Talking about cigarettes? No.

Cigarettes...

No, I was talking about the children of conservatives begging for candy... must not judge... my friend Jimmy C.... my nephew... scary mask...
Yes, so then, there is Jimmy C. and John E., getting Snickers bars to satisfy the munchies, but also because they know I live there, and they want to give me a hard time. 
Then a mommy and her little daughter appear. The little girl is dressed as a fairy princess, as my own daughter would be dressed some thirty years later when she went out trick or treating. As they step onto our big front porch, the mommy's look, when she sees my rubber gorilla head, is of pleasant surprise, but the little fairy princess opens her mouth, and her eyes are full of fear, nay, of terror, for about two seconds, real terror, then she backs away as far as she can with her mommy clutching her hand, and begins to scream, and scream, and scream.

“Noooo! No! It's okay! It's okay” I say, but I am waving my human hands at her, and stepping out the door, and shaking my lifelike gorilla head.

She screams even harder.

Meanwhile, Jim and John are both laughing most irreverently. Do not judge them.

Mommy is bent low now, trying to console her daughter, who is still staring at me and screaming in sheer, absolute terror.
I'm still waving my hands like an umpire at second base gesturing, “Safe!”, and saying desperately, “No!
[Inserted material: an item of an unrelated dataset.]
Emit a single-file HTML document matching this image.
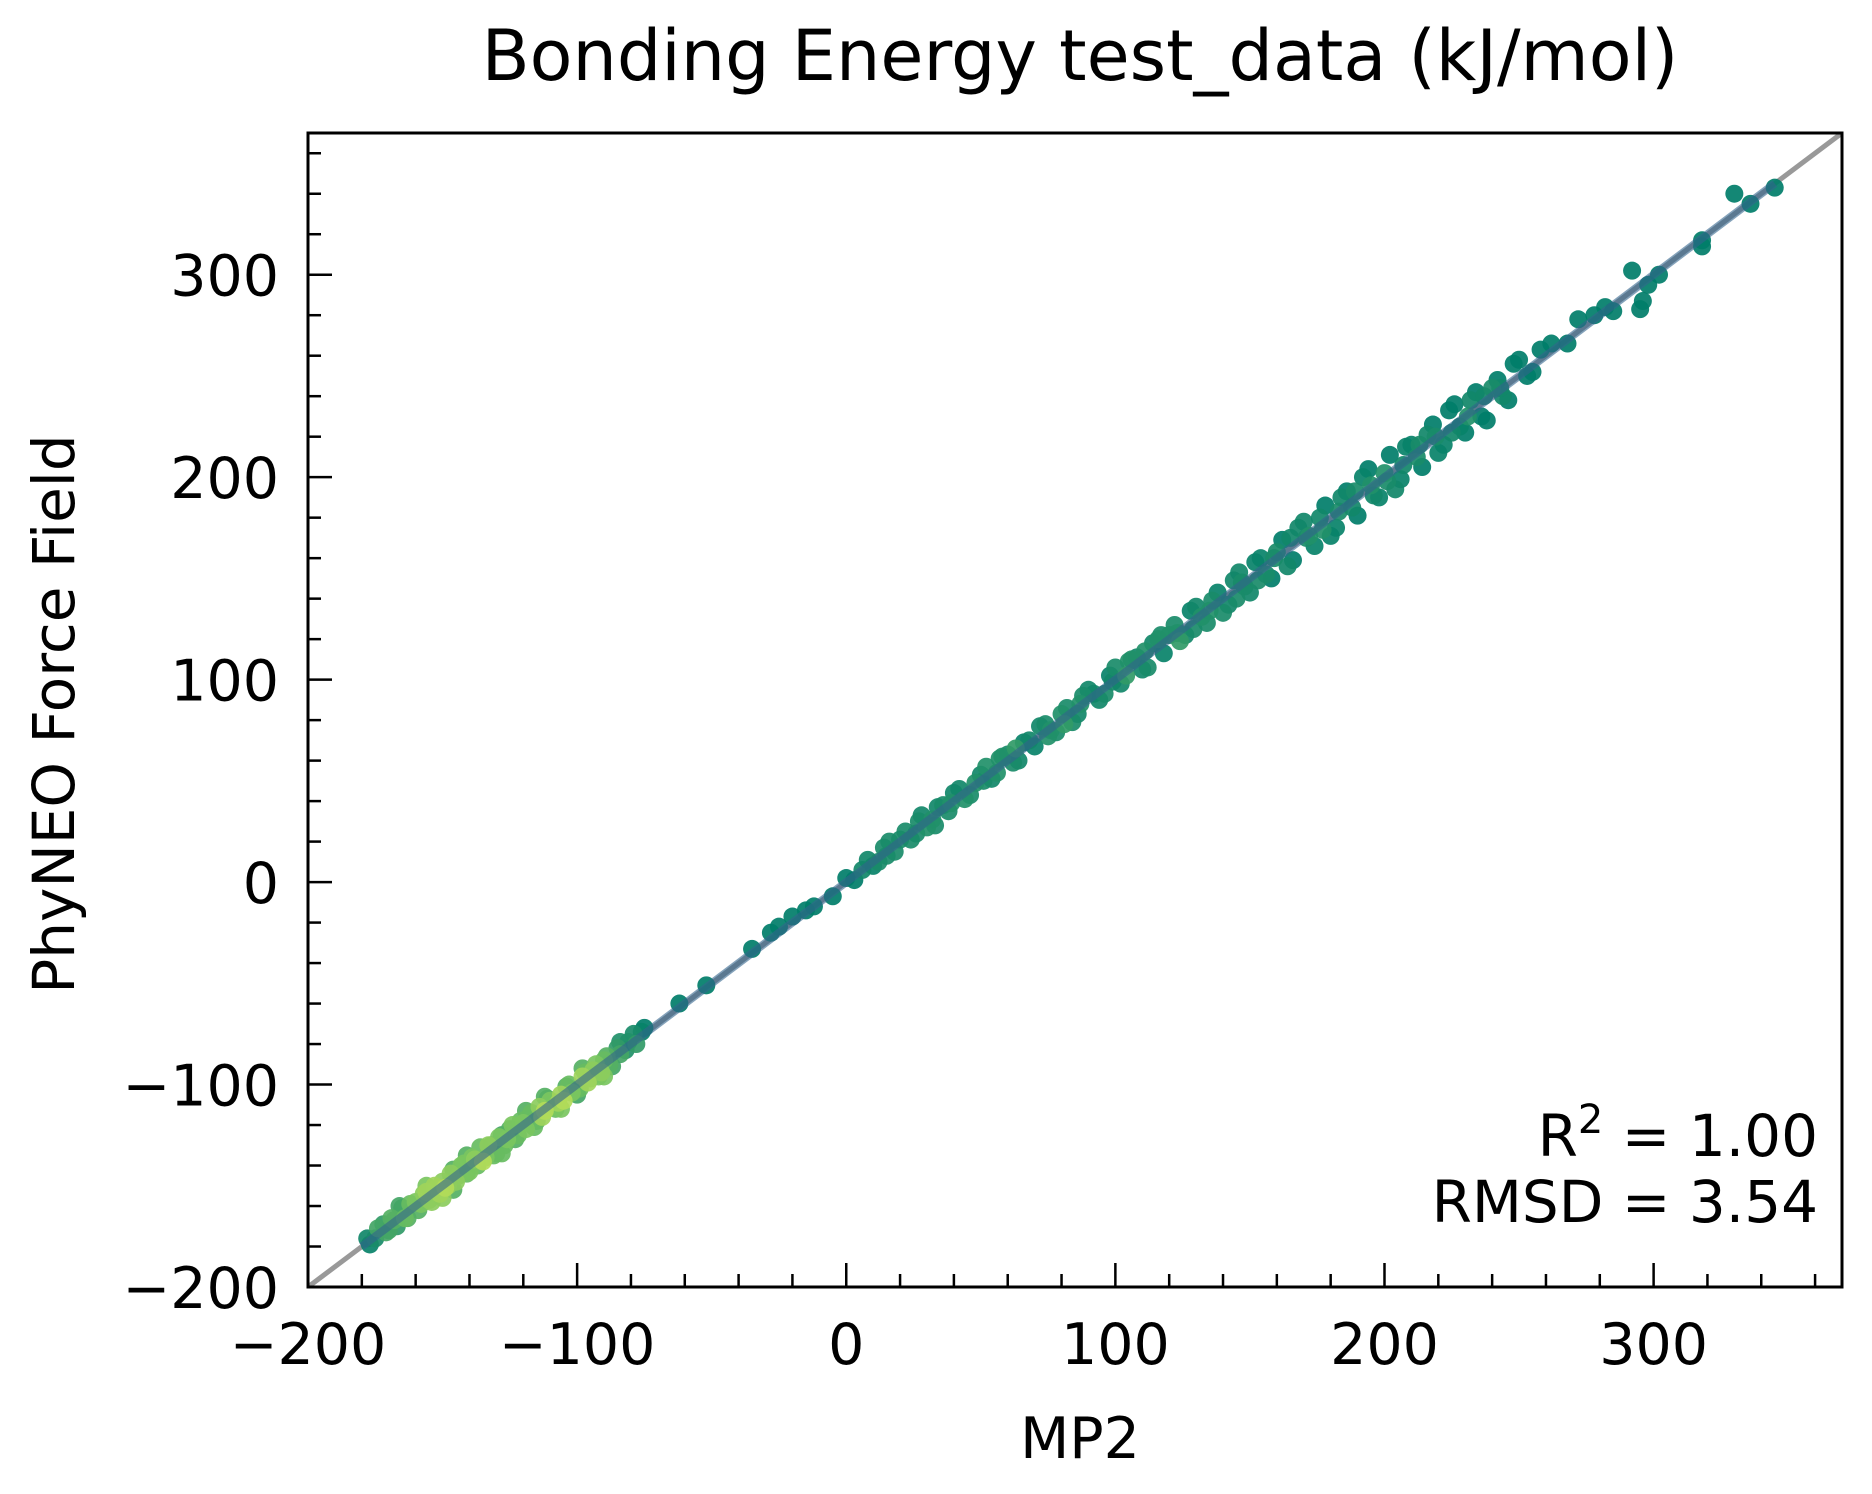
<!DOCTYPE html>
<html><head><meta charset="utf-8"><style>
html,body{margin:0;padding:0;background:#fff}
svg{display:block}
text{font-family:"DejaVu Sans","Liberation Sans",sans-serif;fill:#000}
</style></head><body>
<svg id="chart" width="1872" height="1494" viewBox="0 0 1872 1494">
<g id="plot"></g>
</svg>
<script>
const xTicks=[-200,-100,0,100,200,300];
const yTicks=[-200,-100,0,100,200,300];
const xTickLabels=["\u2212200","\u2212100","0","100","200","300"];
const yTickLabels=["\u2212200","\u2212100","0","100","200","300"];
const lowCluster=[[-178,-176],[-175,-176],[-172,-169],[-170,-172],[-168,-167],[-165,-161],[-163,-166],[-160,-158],[-158,-159],[-156,-153],[-154,-158],[-152,-151],[-150,-148],[-148,-150],[-146,-142],[-144,-145],[-142,-139],[-140,-143],[-138,-137],[-136,-131],[-134,-136],[-132,-130],[-130,-134],[-128,-125],[-126,-127],[-124,-120],[-122,-125],[-120,-119],[-118,-116],[-116,-121],[-114,-111],[-112,-113],[-110,-108],[-108,-112],[-106,-105],[-104,-101],[-102,-104],[-100,-105],[-98,-96],[-96,-99],[-94,-93],[-92,-96],[-90,-88],[-88,-90],[-85,-82],[-82,-83],[-79,-75],[-76,-74],
[-177,-179],[-174,-171],[-171,-173],[-169,-166],[-167,-170],[-164,-166],[-162,-159],[-159,-162],[-157,-154],[-155,-157],[-153,-150],[-151,-154],[-149,-151],[-147,-144],[-145,-148],[-143,-140],[-141,-144],[-139,-136],[-137,-140],[-135,-138],[-133,-130],[-131,-135],[-129,-126],[-127,-130],[-125,-122],[-123,-127],[-121,-118],[-119,-122],[-117,-114],[-115,-118],[-113,-116],[-111,-107],[-109,-111],[-107,-109],[-105,-108],[-103,-100],[-101,-103],[-99,-102],[-97,-94],[-95,-97],[-93,-90],[-91,-94],[-89,-86],[-87,-91],[-84,-85],[-81,-79],[-78,-80],[-75,-72],
[-166,-160],[-150,-156],[-141,-135],[-128,-134],[-119,-113],[-106,-112],[-98,-92],[-90,-96],[-84,-79],[-112,-106],[-146,-152],[-156,-150]];
const midSparse=[[-62,-60],[-52,-51],[-35,-33],[-28,-25],[-25,-22],[-20,-17],[-15,-14],[-12,-12],[-5,-7],[0,2],[3,1],[6,6]];
const highCluster=[[8,11],[12,10],[16,20],[20,21],[24,21],[28,33],[32,31],[36,38],[40,44],[44,41],[48,49],[52,57],[56,54],[60,63],[64,60],[68,70],[72,77],[76,75],[80,83],[84,79],[88,92],[92,93],[96,93],[100,106],[104,102],[108,111],[112,106],[116,120],[120,122],[124,119],[128,134],[132,131],[136,139],[140,133],[144,149],[148,146],[152,158],[156,152],[160,163],[164,156],[168,175],[172,171],[176,180],[180,171],[184,190],[188,185],[192,200],[196,191],[200,202],[204,194],[208,215],[212,210],[216,221],[220,212],[224,233],[228,225],[232,238],[236,230],[240,244],[244,240],[248,256],
[10,8],[14,17],[18,15],[22,25],[26,24],[30,27],[34,37],[38,35],[42,46],[46,43],[50,53],[54,51],[58,62],[62,59],[66,69],[70,67],[74,78],[78,74],[82,86],[86,83],[90,95],[94,90],[98,102],[102,98],[106,110],[110,105],[114,118],[118,113],[122,127],[126,122],[130,136],[134,128],[138,143],[142,137],[146,153],[150,143],[154,160],[158,150],[162,169],[166,159],[170,178],[174,166],[178,186],[182,175],[186,193],[190,181],[194,204],[198,190],[202,211],[206,199],[210,216],[214,205],[218,226],[222,216],[226,236],[230,222],[234,242],[238,228],[242,248],[246,238],[250,258],
[15,13],[27,30],[39,39],[51,50],[63,66],[75,72],[87,88],[99,99],[111,114],[123,123],[135,134],[147,148],[159,160],[171,170],[183,183],[195,196],[207,206],[219,220],[231,230],[243,244],
[33,28],[57,61],[81,78],[105,109],[129,125],[153,149],[165,170],[177,174],[189,193],[201,198],[213,216],[225,222],[237,240],[145,140],[117,122]];
const highSparse=[[253,250],[255,252],[258,263],[262,266],[268,266],[272,278],[278,280],[282,284],[285,282],[292,302],[295,283],[296,287],[298,295],[302,300],[318,314],[318,317],[330,340],[336,335],[345,343]];
const fitRange=[-180,345];

const L=308,R=1842,T=133,B=1287,XMIN=-200,XMAX=370,YMIN=-200,YMAX=370;
const sx=v=>L+(v-XMIN)/(XMAX-XMIN)*(R-L);
const sy=v=>B-(v-YMIN)/(YMAX-YMIN)*(B-T);
const NS="http://www.w3.org/2000/svg";
const svg=document.getElementById('chart');
const plot=document.getElementById('plot');
function mk(tag,attrs,parent){const e=document.createElementNS(NS,tag);for(const k in attrs)e.setAttribute(k,attrs[k]);(parent||svg).appendChild(e);return e;}

const defs=mk('defs',{});
const cp=mk('clipPath',{id:'clip'},defs);
mk('rect',{x:L,y:T,width:R-L,height:B-T},cp);
plot.setAttribute('clip-path','url(#clip)');

const diag=mk('line',{x1:sx(XMIN),y1:sy(XMIN),x2:sx(XMAX),y2:sy(XMAX),stroke:'#999',"stroke-width":5},plot);



const all=[].concat(lowCluster,midSparse,highCluster,highSparse);
const dens=all.map(p=>all.filter(q=>Math.hypot(q[0]-p[0],q[1]-p[1])<9).length);
const stops=[[0,[0,125,105]],[0.3,[35,145,105]],[0.6,[110,192,96]],[1,[215,234,85]]];
function col(t){t=Math.max(0,Math.min(1,t));for(let i=1;i<stops.length;i++){if(t<=stops[i][0]){const a=stops[i-1],b=stops[i];const f=(t-a[0])/(b[0]-a[0]);const c=a[1].map((v,j)=>Math.round(v+(b[1][j]-v)*f));return `rgb(${c})`;}}return 'rgb(215,234,85)';}
const order=all.map((p,i)=>i).sort((a,b)=>dens[a]-dens[b]);
const gp=mk('g',{},plot);


order.forEach(i=>{const p=all[i];
 const c=mk('circle',{cx:sx(p[0]),cy:sy(p[1]),r:9,fill:col((dens[i]-4)/14),'fill-opacity':0.92},gp);
 
 
});

const fit=mk('line',{x1:sx(fitRange[0]),y1:sy(fitRange[0]),x2:sx(fitRange[1]),y2:sy(fitRange[1]),stroke:'rgb(50,100,140)','stroke-opacity':0.6,"stroke-width":8},plot);



const fr=mk('rect',{x:L,y:T,width:R-L,height:B-T,fill:'none',stroke:'#000','stroke-width':3});



const tg=mk('g',{stroke:'#000','stroke-width':2.5});


for(let v=-200;v<=360;v+=20){
 const major=xTicks.includes(v);const len=major?24:13;
 if(v<=XMAX){mk('line',{x1:sx(v),y1:B,x2:sx(v),y2:B-len},tg);}
 if(v<=YMAX){mk('line',{x1:L,y1:sy(v),x2:L+len,y2:sy(v)},tg);}
}
xTicks.forEach((v,i)=>{const t=mk('text',{x:sx(v),y:1364,'text-anchor':'middle','font-size':57});t.textContent=xTickLabels[i];
 });
yTicks.forEach((v,i)=>{const t=mk('text',{x:279,y:sy(v)+21,'text-anchor':'end','font-size':57});t.textContent=yTickLabels[i];
 });

function txt(s,a,name){const t=mk('text',a);t.textContent=s;return t;}
txt('Bonding Energy test_data (kJ/mol)',{x:1080,y:80,'text-anchor':'middle','font-size':70},'chart-title');
txt('MP2',{x:1080,y:1458,'text-anchor':'middle','font-size':57},'x-axis-title');
txt('PhyNEO Force Field',{x:74,y:714,'text-anchor':'middle','font-size':58,transform:'rotate(-90 74 714)'},'y-axis-title');
const r2=txt('',{x:1818,y:1156,'text-anchor':'end','font-size':58},'r-squared-label');
r2.innerHTML='R<tspan dy="-23" font-size="40">2</tspan><tspan dy="23"> = 1.00</tspan>';
txt('RMSD = 3.54',{x:1818,y:1222,'text-anchor':'end','font-size':58},'rmsd-label');
</script>
</body></html>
Don't scream, it's okay!” through my lifelike rubber gorilla mask with hair and fangs.

Then, ah! And I remove the mask.
“See? See? Just a mask!”

But the little girl continues to scream in terror.

Mommy whisks her away, and I can hear the little girl screaming still.
Jim and John laugh irreverently.

No mask, and the little fairy princess still screamed in terror.
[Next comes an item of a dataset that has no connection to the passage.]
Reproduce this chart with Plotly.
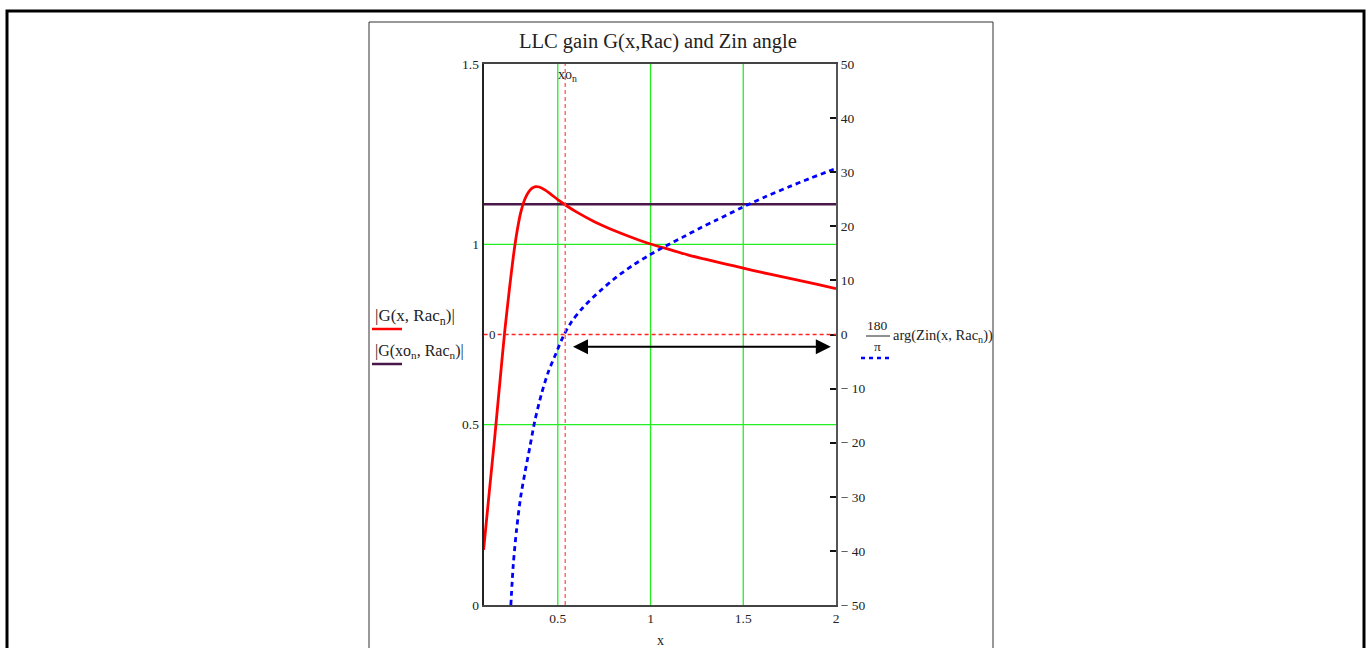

And so it was that I relinquished candy distribution to Philip.

I hope the little girl recovered, and did not join the army.

I did not recover, and I joined the Navy.
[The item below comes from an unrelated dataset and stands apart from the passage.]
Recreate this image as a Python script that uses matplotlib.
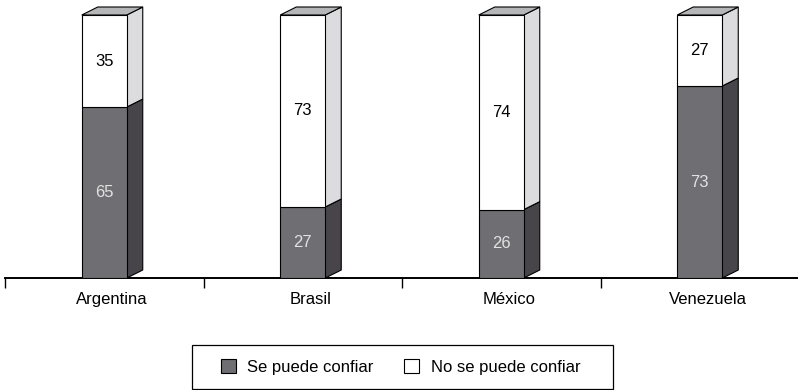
import matplotlib

matplotlib.use("Agg")
import matplotlib.pyplot as plt  # noqa: E402
from matplotlib.patches import Patch, Polygon, Rectangle  # noqa: E402
import numpy as np  # noqa: E402

plt.rcParams["font.family"] = ["Liberation Sans Narrow", "Liberation Sans", "DejaVu Sans"]

countries = ["Argentina", "Brasil", "México", "Venezuela"]
trust = [65, 27, 26, 73]        # Se puede confiar
no_trust = [35, 73, 74, 27]     # No se puede confiar
series_labels = ["Se puede confiar", "No se puede confiar"]

W, H = 798, 390
PX_PER_CAT = 198.5
BASE_Y = 278          # pixel row of the baseline (from top)
TOP_Y = 15            # pixel row of 100 %
BAR_W = 45 / PX_PER_CAT
DEPTH_PX = (16, 8)

FRONT = {"dark": "#6f6e73", "light": "#ffffff"}
SIDE = {"dark": "#47454a", "light": "#dcdcde"}
TOP = "#b5b6b8"

fig = plt.figure(figsize=(W / 100, H / 100), dpi=100)
ax = fig.add_axes([5 / W, (H - BASE_Y) / H, 793 / W, (BASE_Y - TOP_Y) / H])
ax.set_xlim(-0.5, -0.5 + 793 / PX_PER_CAT)
ax.set_ylim(0, 100)

# depth of the fake 3D faces, converted from pixels to data units
dx = DEPTH_PX[0] / PX_PER_CAT
dy = DEPTH_PX[1] / (BASE_Y - TOP_Y) * 100

x = np.arange(len(countries))
ax.bar(x, trust, BAR_W, color=FRONT["dark"], edgecolor="black", linewidth=0.8, zorder=3)
ax.bar(x, no_trust, BAR_W, bottom=trust, color=FRONT["light"], edgecolor="black",
       linewidth=0.8, zorder=3)

for xi, lo, hi in zip(x, trust, no_trust):
    x1 = xi + BAR_W / 2
    x0 = xi - BAR_W / 2
    top = lo + hi
    for y0, y1, key in ((0, lo, "dark"), (lo, top, "light")):
        ax.add_patch(Polygon([(x1, y0), (x1 + dx, y0 + dy), (x1 + dx, y1 + dy), (x1, y1)],
                             closed=True, facecolor=SIDE[key], edgecolor="black",
                             linewidth=0.8, zorder=2, clip_on=False))
    ax.add_patch(Polygon([(x0, top), (x0 + dx, top + dy), (x1 + dx, top + dy), (x1, top)],
                         closed=True, facecolor=TOP, edgecolor="black",
                         linewidth=0.8, zorder=2, clip_on=False))
    ax.text(xi, lo / 2, f"{lo}", ha="center", va="center", fontsize=12,
            color="#e2e2e2", zorder=4)
    ax.text(xi, lo + hi / 2, f"{hi}", ha="center", va="center", fontsize=12,
            color="black", zorder=4)

for s in ("left", "right", "top"):
    ax.spines[s].set_visible(False)
ax.spines["bottom"].set_linewidth(1.4)
ax.set_yticks([])
ax.set_xticks(np.arange(len(countries)) - 0.5)
ax.set_xticklabels([])
ax.tick_params(axis="x", which="major", direction="out", length=7.5, width=1.0)
ax.set_xticks(x + 0.04, minor=True)
ax.set_xticklabels(countries, minor=True, fontsize=12)
ax.tick_params(axis="x", which="minor", length=0, pad=10)

handles = [Patch(facecolor=FRONT["dark"], edgecolor="black", linewidth=0.8),
           Patch(facecolor=FRONT["light"], edgecolor="black", linewidth=0.8)]
fig.legend(handles, series_labels, loc="center", bbox_to_anchor=(400.5 / W, 1 - 367 / H),
           ncol=2, frameon=False, fontsize=12, handlelength=0.9, handleheight=0.9,
           handletextpad=0.7, columnspacing=1.8)
fig.add_artist(Rectangle((192 / W, 1 - 389 / H), 421 / W, 44 / H, transform=fig.transFigure,
                         fill=False, edgecolor="black", linewidth=0.9))

fig.savefig("out.png", dpi=100)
Meanwhile, back in Germany, present day, Philip, being far too generous with the candy, and offering the whole bowl to the 'sweet or sourers', and the 'sweet or sourers' taking advantage of this generosity and shoveling the candy into their sparkly pink or black or orange custom Halloween bags-- Philip had soon run out of candy, and we'd had to close the shutters and turn off the porch light and shush the dog when the doorbell rang for the rest of the night.

And speaking of cigarettes...

er...of the dog, I will now take her for a cigarette...

er...a walk.

I am in control.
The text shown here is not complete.